## TASK REQUIREMENTS
Copy all lines that contain the word "standalone".

## SUPPLIED RECORDS
________________
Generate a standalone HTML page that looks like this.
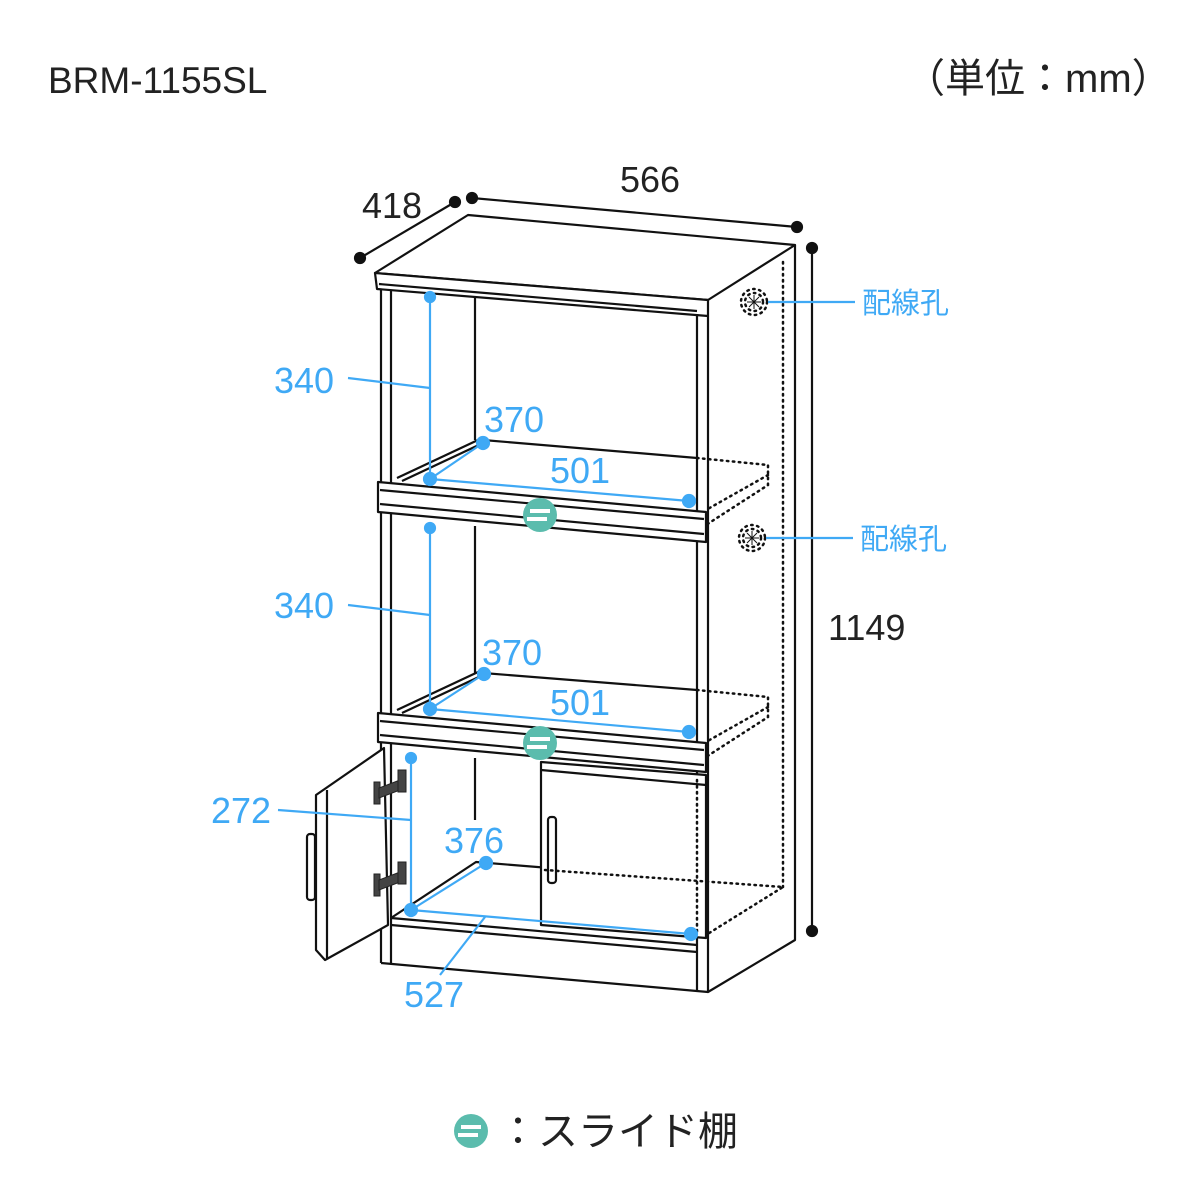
________________
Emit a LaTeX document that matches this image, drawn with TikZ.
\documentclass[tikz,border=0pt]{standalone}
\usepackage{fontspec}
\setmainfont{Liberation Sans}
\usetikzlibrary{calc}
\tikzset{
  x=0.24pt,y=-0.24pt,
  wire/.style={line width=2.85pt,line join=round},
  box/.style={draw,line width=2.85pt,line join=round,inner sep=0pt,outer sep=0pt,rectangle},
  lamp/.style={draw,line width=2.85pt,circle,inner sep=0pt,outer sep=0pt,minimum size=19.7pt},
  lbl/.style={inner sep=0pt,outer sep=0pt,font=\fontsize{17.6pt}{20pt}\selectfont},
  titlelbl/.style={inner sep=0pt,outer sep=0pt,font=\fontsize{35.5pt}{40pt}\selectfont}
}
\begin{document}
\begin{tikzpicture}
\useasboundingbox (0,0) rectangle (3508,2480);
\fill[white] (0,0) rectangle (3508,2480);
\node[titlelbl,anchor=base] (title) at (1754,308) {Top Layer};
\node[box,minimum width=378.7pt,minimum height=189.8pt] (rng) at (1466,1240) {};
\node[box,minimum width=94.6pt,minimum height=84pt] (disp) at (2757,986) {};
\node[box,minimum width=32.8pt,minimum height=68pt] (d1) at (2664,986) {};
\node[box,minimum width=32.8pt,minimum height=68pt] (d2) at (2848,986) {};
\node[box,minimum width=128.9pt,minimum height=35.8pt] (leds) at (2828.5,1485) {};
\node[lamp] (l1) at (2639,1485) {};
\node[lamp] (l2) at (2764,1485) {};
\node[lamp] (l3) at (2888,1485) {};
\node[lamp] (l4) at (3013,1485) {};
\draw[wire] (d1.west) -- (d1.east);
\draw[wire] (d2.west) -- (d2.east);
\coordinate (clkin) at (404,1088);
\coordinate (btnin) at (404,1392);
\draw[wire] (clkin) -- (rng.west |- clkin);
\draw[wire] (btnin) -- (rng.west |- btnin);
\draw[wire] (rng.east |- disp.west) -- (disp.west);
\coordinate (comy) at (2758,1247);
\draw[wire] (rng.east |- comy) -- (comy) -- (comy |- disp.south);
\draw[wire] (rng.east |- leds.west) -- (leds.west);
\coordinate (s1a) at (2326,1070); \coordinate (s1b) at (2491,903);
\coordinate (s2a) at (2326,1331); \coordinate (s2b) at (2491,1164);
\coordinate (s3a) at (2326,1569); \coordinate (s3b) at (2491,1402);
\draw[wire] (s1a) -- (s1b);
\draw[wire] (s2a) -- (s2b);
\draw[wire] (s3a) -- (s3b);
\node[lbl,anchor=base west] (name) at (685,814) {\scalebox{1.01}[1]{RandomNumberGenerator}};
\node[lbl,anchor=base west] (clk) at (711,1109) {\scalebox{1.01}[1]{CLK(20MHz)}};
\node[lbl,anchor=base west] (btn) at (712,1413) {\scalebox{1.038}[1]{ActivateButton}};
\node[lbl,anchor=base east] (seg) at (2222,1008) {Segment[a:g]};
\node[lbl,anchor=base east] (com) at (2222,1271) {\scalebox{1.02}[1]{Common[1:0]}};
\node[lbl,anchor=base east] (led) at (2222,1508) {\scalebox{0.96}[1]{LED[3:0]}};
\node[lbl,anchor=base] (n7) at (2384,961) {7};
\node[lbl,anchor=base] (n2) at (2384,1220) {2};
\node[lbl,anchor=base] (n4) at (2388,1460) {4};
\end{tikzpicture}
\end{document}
________________
## THE RESPONSE
Generate a standalone HTML page that looks like this.
\documentclass[tikz,border=0pt]{standalone}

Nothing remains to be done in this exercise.